== Dataset excerpts ==

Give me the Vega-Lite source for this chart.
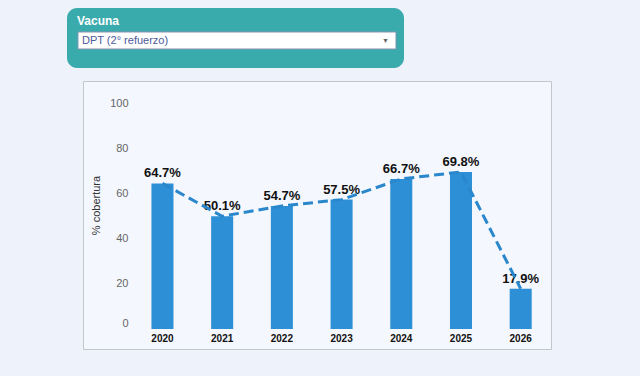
{
  "$schema": "https://vega.github.io/schema/vega-lite/v6.json",
  "background": "#eef2fa",
  "padding": {"left": 67, "top": 8, "right": 90, "bottom": 28},
  "autosize": {"type": "pad"},
  "spacing": 12,
  "config": {
    "font": "Liberation Sans",
    "view": {"stroke": null}
  },
  "vconcat": [
    {
      "data": {"values": [{"vacuna": "DPT (2° refuerzo)", "campo": "Vacuna"}]},
      "width": 337,
      "height": 60,
      "view": {"fill": "#3aabad", "stroke": null, "cornerRadius": 10},
      "resolve": {"scale": {"y": "independent"}},
      "layer": [
        {
          "mark": {"type": "rect", "fill": "#ffffff", "stroke": "#8a93b0", "strokeWidth": 1},
          "encoding": {
            "x": {"field": "vacuna", "type": "nominal", "axis": null,
                  "scale": {"paddingInner": 0, "paddingOuter": 0.0299, "align": 0.579}},
            "y": {"field": "vacuna", "type": "nominal", "axis": null,
                  "scale": {"paddingInner": 0.2093, "paddingOuter": 1, "align": 0.558}}
          }
        },
        {
          "mark": {"type": "text", "align": "left", "baseline": "middle", "dx": 4, "fontSize": 11, "color": "#4b5a9c"},
          "encoding": {
            "x": {"field": "vacuna", "type": "nominal", "bandPosition": 0},
            "y": {"field": "vacuna", "type": "nominal", "axis": null,
                  "scale": {"padding": 1, "align": 0.542}},
            "text": {"field": "vacuna"}
          }
        },
        {
          "mark": {"type": "text", "align": "right", "baseline": "middle", "dx": -7, "fontSize": 7, "color": "#666666", "text": "▼"},
          "encoding": {
            "x": {"field": "vacuna", "type": "nominal", "bandPosition": 1},
            "y": {"field": "vacuna", "type": "nominal", "axis": null,
                  "scale": {"padding": 1, "align": 0.542}}
          }
        },
        {
          "mark": {"type": "text", "align": "left", "baseline": "middle", "dx": -1, "fontSize": 12, "fontWeight": "bold", "color": "#ffffff"},
          "encoding": {
            "x": {"field": "vacuna", "type": "nominal", "bandPosition": 0},
            "y": {"field": "campo", "type": "nominal", "axis": null,
                  "scale": {"padding": 1, "align": 0.217}},
            "text": {"field": "campo"}
          }
        }
      ]
    },
    {
      "spacing": 0,
      "hconcat": [
        {
          "data": {"values": [{"a": 1}]},
          "width": 15,
          "height": 268,
          "mark": {"type": "rect", "opacity": 0}
        },
        {
          "width": 468,
          "height": 268,
          "view": {"fill": "#f4f7fd", "stroke": "#c3c6cc", "strokeWidth": 1},
          "data": {
            "values": [
              {"year": "2020", "value": 64.7, "label": "64.7%"},
              {"year": "2021", "value": 50.1, "label": "50.1%"},
              {"year": "2022", "value": 54.7, "label": "54.7%"},
              {"year": "2023", "value": 57.5, "label": "57.5%"},
              {"year": "2024", "value": 66.7, "label": "66.7%"},
              {"year": "2025", "value": 69.8, "label": "69.8%"},
              {"year": "2026", "value": 17.9, "label": "17.9%"}
            ]
          },
          "encoding": {
            "x": {
              "field": "year",
              "type": "nominal",
              "scale": {"paddingInner": 0.631, "paddingOuter": 0.735, "align": 0.78},
              "axis": {
                "title": null,
                "labelAngle": 0,
                "domain": false,
                "ticks": false,
                "offset": -20,
                "labelPadding": 4,
                "labelFontSize": 10,
                "labelFontWeight": "bold",
                "labelColor": "#111111"
              }
            }
          },
          "layer": [
            {
              "mark": {"type": "bar", "color": "#2d8fd5"},
              "encoding": {
                "y": {
                  "field": "value",
                  "type": "quantitative",
                  "scale": {"domain": [-8.89, 110.22], "nice": false},
                  "axis": {
                    "title": "% cobertura",
                    "values": [0, 20, 40, 60, 80, 100],
                    "grid": false,
                    "domain": false,
                    "ticks": false,
                    "offset": -49,
                    "labelPadding": 4,
                    "labelFontSize": 11,
                    "labelColor": "#666666",
                    "labelBaseline": {"condition": {"test": "datum.value === 0", "value": "bottom"}, "value": "middle"},
                    "titleX": -36,
                    "titleY": 124,
                    "titleAngle": -90,
                    "titleAlign": "center",
                    "titleBaseline": "middle",
                    "titleFontSize": 11,
                    "titleFontWeight": "normal",
                    "titleColor": "#333333"
                  }
                }
              }
            },
            {
              "mark": {"type": "text", "baseline": "bottom", "dy": -3, "fontSize": 13, "fontWeight": "bold", "color": "#111111"},
              "encoding": {
                "y": {"field": "value", "type": "quantitative"},
                "text": {"field": "label"}
              }
            },
            {
              "mark": {"type": "line", "color": "#2a87cc", "strokeWidth": 3, "strokeDash": [10, 5]},
              "encoding": {"y": {"field": "value", "type": "quantitative"}}
            }
          ]
        }
      ]
    }
  ]
}
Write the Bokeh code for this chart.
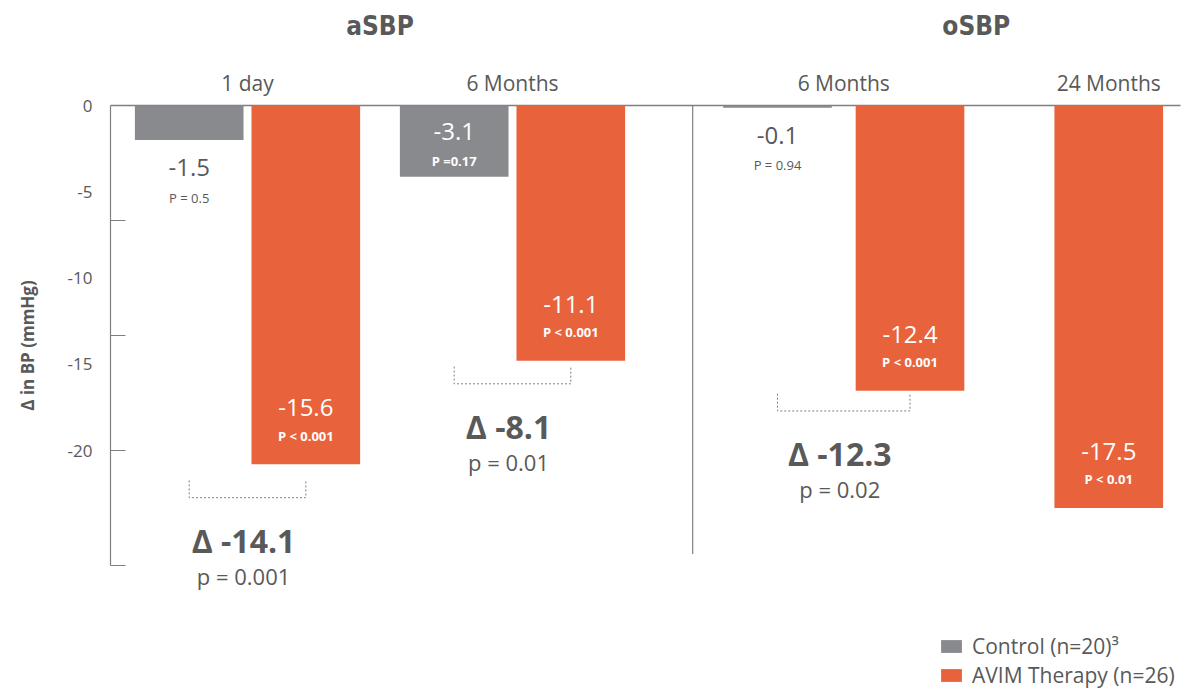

===

Set task. Select every line in the material above where the string "chart" occurs, and copy it.

Answer below.
Give me the Vega-Lite source for this chart.
Write the Bokeh code for this chart.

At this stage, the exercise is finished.